◆ AIM OF THE EXERCISE: Output the first line of the listing and each line after it, up to and including the line that contains "7.82, 9.7, 11.06];", exactly as written, minus the pictures.

•••

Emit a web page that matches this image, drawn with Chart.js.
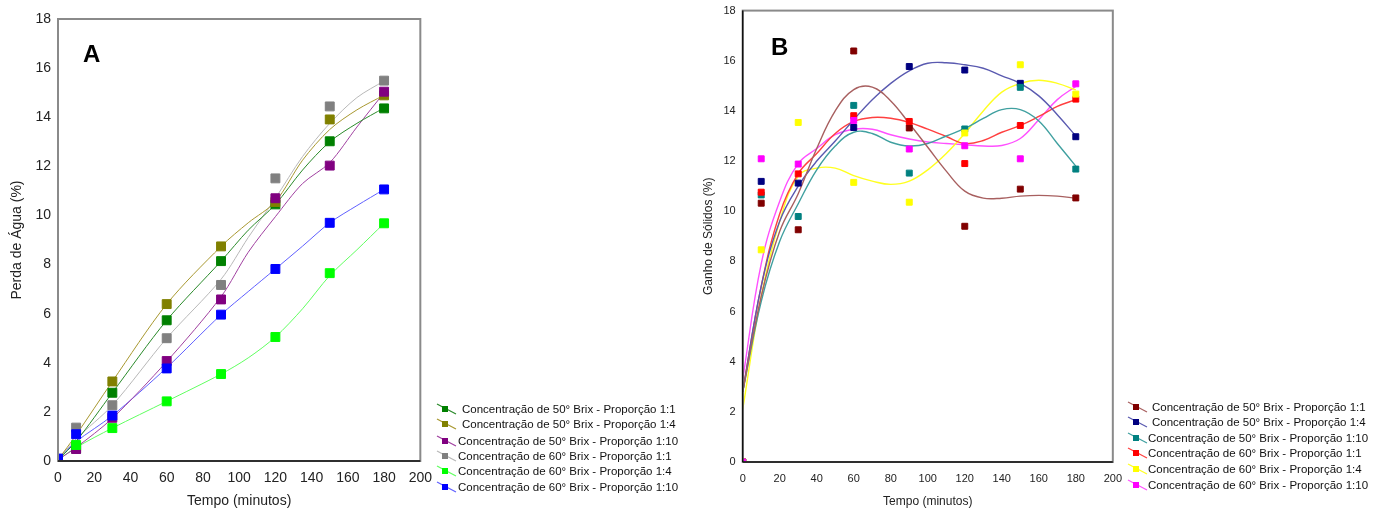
<!DOCTYPE html>
<html>
<head>
<meta charset="utf-8">
<script src="https://cdn.jsdelivr.net/npm/chart.js@4.4.1/dist/chart.umd.min.js"></script>
<style>
  body { margin: 0; background: #fff; width: 1387px; height: 513px; overflow: hidden; position: relative;
         font-family: "Liberation Sans", Arial, sans-serif; }
  .box { position: absolute; }
  #boxA { left: 0; top: 0; width: 441px; height: 513px; }
  #boxB { left: 690px; top: -3px; width: 442px; height: 516px; }
  .tag { position: absolute; font-weight: bold; font-size: 24px; color: #000; line-height: 24px; }
  .legend { position: absolute; left: 0; top: 0; font-size: 11.5px; color: #111; }
  .row { position: absolute; white-space: nowrap; height: 16px; line-height: 16px; }
  .row svg { position: absolute; top: -2px; }
</style>
</head>
<body>
<div class="box" id="boxA"><canvas id="chartA"></canvas></div>
<div class="box" id="boxB"><canvas id="chartB"></canvas></div>
<div class="tag" style="left:83px;top:42px">A</div>
<div class="tag" style="left:771px;top:35px">B</div>
<div class="legend" id="legendA"></div>
<div class="legend" id="legendB"></div>
<script>
const labels = [
  'Concentração de 50° Brix - Proporção 1:1',
  'Concentração de 50° Brix - Proporção 1:4',
  'Concentração de 50° Brix - Proporção 1:10',
  'Concentração de 60° Brix - Proporção 1:1',
  'Concentração de 60° Brix - Proporção 1:4',
  'Concentração de 60° Brix - Proporção 1:10',
];
const xTicks = [0, 20, 40, 60, 80, 100, 120, 140, 160, 180, 200];
const yTicks = [0, 2, 4, 6, 8, 10, 12, 14, 16, 18];

// measured times (minutes)
const times = [0, 10, 30, 60, 90, 120, 150, 180];

// A: Perda de Água (%) - markers
const lossA50_11 = [0.05, 0.5, 2.78, 5.73, 8.14, 10.45, 13.02, 14.36];
const lossA50_14 = [0.05, 0.6, 3.24, 6.39, 8.74, 10.55, 13.91, 14.89];
const lossA50_110 = [0.05, 0.49, 1.76, 4.07, 6.58, 10.7, 12.03, 15.04];
const lossA60_11 = [0.05, 1.36, 2.27, 5.0, 7.17, 11.51, 14.44, 15.49];
const lossA60_14 = [0.05, 0.65, 1.34, 2.43, 3.54, 5.05, 7.65, 9.68];
const lossA60_110 = [0.1, 1.09, 1.85, 3.77, 5.96, 7.82, 9.7, 11.06];

// A: fitted curves
const fitTimesA = [0, 10, 30, 60, 90, 105, 120, 135, 150, 165, 180];
const fitA50_11 = [0.05, 0.8, 2.78, 5.73, 8.14, 9.4, 10.45, 11.85, 13.0, 13.75, 14.38];
const fitA50_14 = [0.05, 1.06, 3.24, 6.39, 8.74, 9.7, 10.56, 12.25, 13.5, 14.3, 14.9];
const fitA50_110 = [0.05, 0.55, 1.74, 4.05, 6.69, 8.5, 9.95, 11.3, 12.15, 13.6, 15.0];
const fitA60_11 = [0.05, 0.9, 2.27, 5.0, 7.4, 9.1, 10.7, 12.4, 13.75, 14.8, 15.48];
const fitA60_14 = [0.05, 0.55, 1.34, 2.43, 3.54, 4.2, 5.05, 6.2, 7.55, 8.6, 9.68];
const fitA60_110 = [0.1, 0.79, 1.85, 3.8, 5.96, 6.9, 7.82, 8.75, 9.7, 10.4, 11.06];

// B: Ganho de Sólidos (%) - markers
const gainB50_11 = [0, 10.32, 9.26, 16.39, 13.32, 9.4, 10.88, 10.53];
const gainB50_14 = [0, 11.19, 11.12, 13.34, 15.77, 15.63, 15.1, 12.97];
const gainB50_110 = [0, 10.65, 9.79, 14.22, 11.52, 13.28, 14.94, 11.68];
const gainB60_11 = [0, 10.76, 11.49, 13.81, 13.58, 11.9, 13.42, 14.47];
const gainB60_14 = [0, 8.46, 13.54, 11.15, 10.36, 13.12, 15.84, 14.67];
const gainB60_110 = [0, 12.09, 11.88, 13.62, 12.48, 12.61, 12.09, 15.08];

// B: fitted curves
const fitTimesB = [0, 10, 20, 30, 40, 50, 60, 70, 80, 90, 100, 110, 120, 130, 140, 150, 160, 170, 180];
const fitB50_11 = [2.8, 6.6, 9.2, 10.7, 12.5, 14.0, 14.85, 14.95, 14.4, 13.5, 12.55, 11.6, 10.8, 10.52, 10.52, 10.6, 10.63, 10.6, 10.52];
const fitB50_14 = [2.8, 7.0, 9.6, 11.0, 12.0, 12.8, 13.65, 14.45, 15.1, 15.6, 15.9, 15.92, 15.84, 15.7, 15.4, 15.1, 14.6, 13.85, 13.0];
const fitB50_110 = [2.8, 6.4, 8.8, 10.3, 11.65, 12.6, 13.15, 13.1, 12.75, 12.6, 12.7, 13.0, 13.3, 13.7, 14.05, 14.05, 13.6, 12.7, 11.8];
const fitB60_11 = [2.8, 7.0, 9.9, 11.5, 12.3, 13.1, 13.58, 13.74, 13.71, 13.54, 13.27, 12.98, 12.7, 12.82, 13.15, 13.42, 13.78, 14.18, 14.45];
const fitB60_14 = [2.1, 6.6, 9.6, 11.4, 11.72, 11.72, 11.42, 11.2, 11.07, 11.2, 11.65, 12.3, 13.1, 14.0, 14.75, 15.1, 15.22, 15.1, 14.84];
const fitB60_110 = [3.3, 7.9, 10.4, 11.9, 12.5, 13.05, 13.27, 13.27, 13.05, 12.88, 12.76, 12.7, 12.65, 12.6, 12.62, 12.9, 13.65, 14.45, 14.98];

const colorsA = ['#008000', '#808000', '#800080', '#808080', '#00ff00', '#0000ff'];
const lineColorsA = ['#2a8a2a', '#a89830', '#a040a0', '#b8b8b8', '#60ff60', '#6060ff'];
const colorsB = ['#800000', '#000080', '#008080', '#ff0000', '#ffff00', '#ff00ff'];
const lineColorsB = ['#a86060', '#5a5ab0', '#40a0a0', '#ff4040', '#ffff20', '#ff50ff'];

const pointsA = [lossA50_11, lossA50_14, lossA50_110, lossA60_11, lossA60_14, lossA60_110];
const fitsA = [fitA50_11, fitA50_14, fitA50_110, fitA60_11, fitA60_14, fitA60_110];
const pointsB = [gainB50_11, gainB50_14, gainB50_110, gainB60_11, gainB60_14, gainB60_110];
const fitsB = [fitB50_11, fitB50_14, fitB50_110, fitB60_11, fitB60_14, fitB60_110];

const toXY = (xs, ys) => ys.map((y, i) => ({ x: xs[i], y }));

const framePlugin = {
  id: 'frame',
  afterDatasetsDraw(chart, args, opts) {
    const { ctx, chartArea: a } = chart;
    ctx.save();
    ctx.strokeStyle = '#8a8a8a';
    ctx.lineWidth = 2;
    ctx.strokeRect(a.left, a.top, a.right - a.left, a.bottom - a.top);
    ctx.strokeStyle = '#111';
    ctx.lineWidth = 1.5;
    ctx.beginPath();
    if (opts.darkLeft) { ctx.moveTo(a.left, a.top); ctx.lineTo(a.left, a.bottom); }
    if (opts.darkBottom) { ctx.moveTo(a.left, a.bottom); ctx.lineTo(a.right, a.bottom); }
    ctx.stroke();
    ctx.restore();
  },
};

function buildDatasets(points, fits, fitTimes, colors, lineColors, radius, lineWidth, tension) {
  const sets = [];
  points.forEach((vals, i) => {
    sets.push({
      label: labels[i],
      data: toXY(times, vals),
      showLine: false,
      pointStyle: 'rect',
      pointRadius: radius,
      pointBorderWidth: 1,
      pointBackgroundColor: colors[i],
      pointBorderColor: colors[i],
      order: 6 - i,
    });
    sets.push({
      label: labels[i] + ' (ajuste)',
      data: toXY(fitTimes, fits[i]),
      showLine: true,
      borderColor: lineColors[i],
      borderWidth: lineWidth,
      tension,
      pointRadius: 0,
      order: 20,
    });
  });
  return sets;
}

function makeScales(cfg) {
  const font = { family: '"Liberation Sans", Arial, sans-serif', size: cfg.tickSize };
  const titleFont = { family: '"Liberation Sans", Arial, sans-serif', size: cfg.titleSize };
  return {
    x: {
      type: 'linear', min: 0, max: 200,
      afterBuildTicks: (s) => { s.ticks = xTicks.map((v) => ({ value: v })); },
      afterFit: (s) => { s.height = cfg.xHeight; },
      grid: { display: false, drawTicks: false },
      border: { display: false },
      ticks: { font, color: '#222', padding: cfg.xPad, maxRotation: 0, autoSkip: false },
      title: { display: true, text: 'Tempo (minutos)', font: titleFont, color: '#222',
               padding: { top: cfg.xTitlePad, bottom: cfg.xTitlePad } },
    },
    y: {
      type: 'linear', min: 0, max: 18,
      afterBuildTicks: (s) => { s.ticks = yTicks.map((v) => ({ value: v })); },
      afterFit: (s) => { s.width = cfg.yWidth; },
      grid: { display: false, drawTicks: false },
      border: { display: false },
      ticks: { font, color: '#222', padding: cfg.yPad, autoSkip: false },
      title: { display: true, text: cfg.yTitle, font: titleFont, color: '#222',
               padding: { top: cfg.yTitlePad, bottom: cfg.yTitlePad } },
    },
  };
}

function makeChart(id, datasets, scaleCfg, padding, frameOpts) {
  return new Chart(document.getElementById(id), {
    type: 'scatter',
    data: { datasets },
    options: {
      responsive: true,
      maintainAspectRatio: false,
      animation: false,
      layout: { padding },
      plugins: { legend: { display: false }, tooltip: { enabled: false }, frame: frameOpts },
      scales: makeScales(scaleCfg),
    },
    plugins: [framePlugin],
  });
}

makeChart('chartA',
  buildDatasets(pointsA, fitsA, fitTimesA, colorsA, lineColorsA, 6.3, 1, 0.3),
  { tickSize: 14, titleSize: 14, xHeight: 52, yWidth: 58, xPad: 9, yPad: 7, xTitlePad: 3, yTitlePad: 9,
    yTitle: 'Perda de Água (%)' },
  { top: 19, left: 0, right: 16, bottom: 0 },
  { darkLeft: false, darkBottom: true });

makeChart('chartB',
  buildDatasets(pointsB, fitsB, fitTimesB, colorsB, lineColorsB, 4.2, 1.4, 0.4),
  { tickSize: 11, titleSize: 12, xHeight: 51, yWidth: 52.7, xPad: 10, yPad: 7, xTitlePad: 4, yTitlePad: 11,
    yTitle: 'Ganho de Sólidos (%)' },
  { top: 11, left: 0, right: 17.8, bottom: 0 },
  { darkLeft: true, darkBottom: true });

function buildLegend(elId, colors, lineColors, symbolX, rows, textX) {
  const el = document.getElementById(elId);
  labels.forEach((text, i) => {
    const row = document.createElement('div');
    row.className = 'row';
    row.style.left = symbolX + 'px';
    row.style.top = (rows[i] - 8) + 'px';
    row.style.paddingLeft = (textX[i] - symbolX) + 'px';
    row.innerHTML =
      `<svg width="21" height="20" style="left:0">` +
      `<line x1="1" y1="5" x2="20" y2="15" stroke="${lineColors[i]}" stroke-width="1.2"/>` +
      `<rect x="6" y="7" width="6" height="6" fill="${colors[i]}"/></svg>`;
    row.appendChild(document.createTextNode(text));
    el.appendChild(row);
  });
}

buildLegend('legendA', colorsA, lineColorsA, 436, [409, 424, 441, 456, 471, 487], [462, 462, 458, 458, 458, 458]);
buildLegend('legendB', colorsB, lineColorsB, 1127, [407, 422, 438, 453, 469, 485], [1152, 1152, 1148, 1148, 1148, 1148]);
</script>
</body>
</html>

•••

◆ WORKED ANSWER:
Emit a web page that matches this image, drawn with Chart.js.
<!DOCTYPE html>
<html>
<head>
<meta charset="utf-8">
<script src="https://cdn.jsdelivr.net/npm/chart.js@4.4.1/dist/chart.umd.min.js"></script>
<style>
  body { margin: 0; background: #fff; width: 1387px; height: 513px; overflow: hidden; position: relative;
         font-family: "Liberation Sans", Arial, sans-serif; }
  .box { position: absolute; }
  #boxA { left: 0; top: 0; width: 441px; height: 513px; }
  #boxB { left: 690px; top: -3px; width: 442px; height: 516px; }
  .tag { position: absolute; font-weight: bold; font-size: 24px; color: #000; line-height: 24px; }
  .legend { position: absolute; left: 0; top: 0; font-size: 11.5px; color: #111; }
  .row { position: absolute; white-space: nowrap; height: 16px; line-height: 16px; }
  .row svg { position: absolute; top: -2px; }
</style>
</head>
<body>
<div class="box" id="boxA"><canvas id="chartA"></canvas></div>
<div class="box" id="boxB"><canvas id="chartB"></canvas></div>
<div class="tag" style="left:83px;top:42px">A</div>
<div class="tag" style="left:771px;top:35px">B</div>
<div class="legend" id="legendA"></div>
<div class="legend" id="legendB"></div>
<script>
const labels = [
  'Concentração de 50° Brix - Proporção 1:1',
  'Concentração de 50° Brix - Proporção 1:4',
  'Concentração de 50° Brix - Proporção 1:10',
  'Concentração de 60° Brix - Proporção 1:1',
  'Concentração de 60° Brix - Proporção 1:4',
  'Concentração de 60° Brix - Proporção 1:10',
];
const xTicks = [0, 20, 40, 60, 80, 100, 120, 140, 160, 180, 200];
const yTicks = [0, 2, 4, 6, 8, 10, 12, 14, 16, 18];

// measured times (minutes)
const times = [0, 10, 30, 60, 90, 120, 150, 180];

// A: Perda de Água (%) - markers
const lossA50_11 = [0.05, 0.5, 2.78, 5.73, 8.14, 10.45, 13.02, 14.36];
const lossA50_14 = [0.05, 0.6, 3.24, 6.39, 8.74, 10.55, 13.91, 14.89];
const lossA50_110 = [0.05, 0.49, 1.76, 4.07, 6.58, 10.7, 12.03, 15.04];
const lossA60_11 = [0.05, 1.36, 2.27, 5.0, 7.17, 11.51, 14.44, 15.49];
const lossA60_14 = [0.05, 0.65, 1.34, 2.43, 3.54, 5.05, 7.65, 9.68];
const lossA60_110 = [0.1, 1.09, 1.85, 3.77, 5.96, 7.82, 9.7, 11.06];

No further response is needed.